"Sparse coding" (SC), cf. Olshausen & Field, is a widely embraced and, at some level, clearly correct principle of intelligence. However, virtually all instantiations of SC are couched in terms of optimization and involve adding a sparsifying term to the objective function. Despite its popularity and successes, this means that computation must be expended specifically for sparsification on every evaluation of the objective, during learning and inference.
Wouldn't it be far more efficient if zero computational time / power were expended explicitly for achieving / enforcing sparsity? In other words, why not structurally (architecturally) impose a fixed sparseness? There is one model (literally, one model, to my knowledge) that does this. It is the sparse distributed representation (SDR) based model, Sparsey, in which the SDR coding field consists of Q (e.g., Q=100) WTA modules, each having K (e.g., K=20) binary units. Thus, every code that ever becomes active in the coding field, during learning or inference, consists of exactly Q active units (out of QxK). No computation is ever expended in handling/enforcing sparsity for the lifetime of the system. Sparsey's learning method discovers the simiilarity/statistical structure of the input domain, via an unsupervised, single-trial learning protocol. In fact, that statistical structure is automatically embedded as the pattern of intersections of the SDR codes, as a computationally free side effect of the act of storing memory traces of the individual inputs experienced. It is not an optimization approach.
Whether or not Sparsey is the only model that requires no time/power expenditure for enforcing sparsity (and thus ultimately for compression), the larger point is simply that structural enforcement of sparsity is a potentially rich resource to exploit, and one which to my knowledge is absent from the mainstream deep learning literature.
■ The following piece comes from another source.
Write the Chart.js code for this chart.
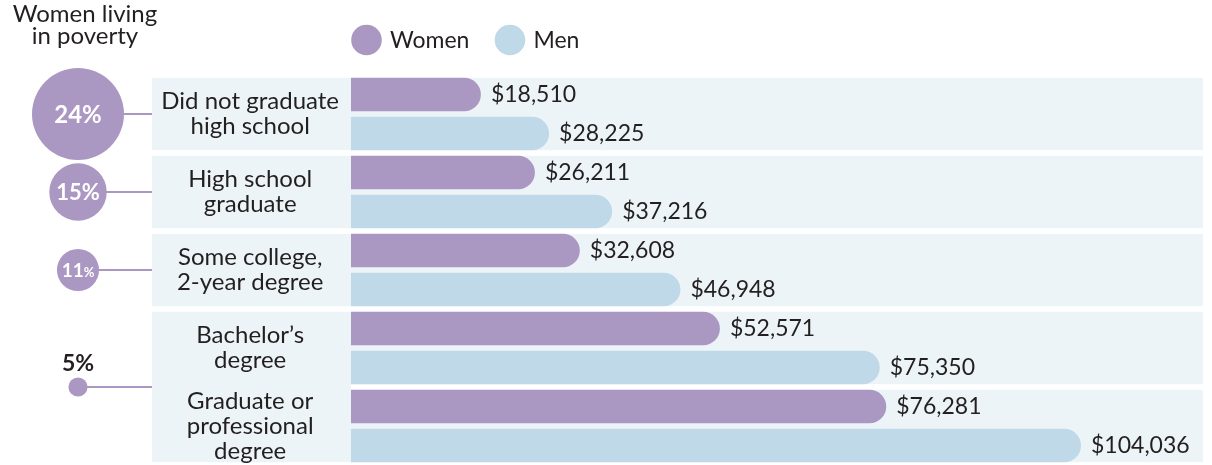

There is a deeper point here. The intent of SC is to force the model towards more compressed explanations of the data, i.e., smaller numbers of latent variables (cf. principal components, factors, causes). However, to my knowledge, all current SC models are in fact localist models, i.e., they end up with 1-to-1 associations of latent variables to units. That is, while whole inputs are typically described as having distributed representations, the latent variables underlying / composing those whole inputs are in fact represented localistically. Therefore, I would claim that the representations learned by existing SC models are not distributed but rather, compositional, i.e., distributedness is being conflated with compositionality. In its original intention, distributedness meant sub-symbolic. However, the latent vars, or factors, produced by SC, correspond to exactly the kinds of concepts/regularities to which names, i.e., symbols, are typically assigned in language.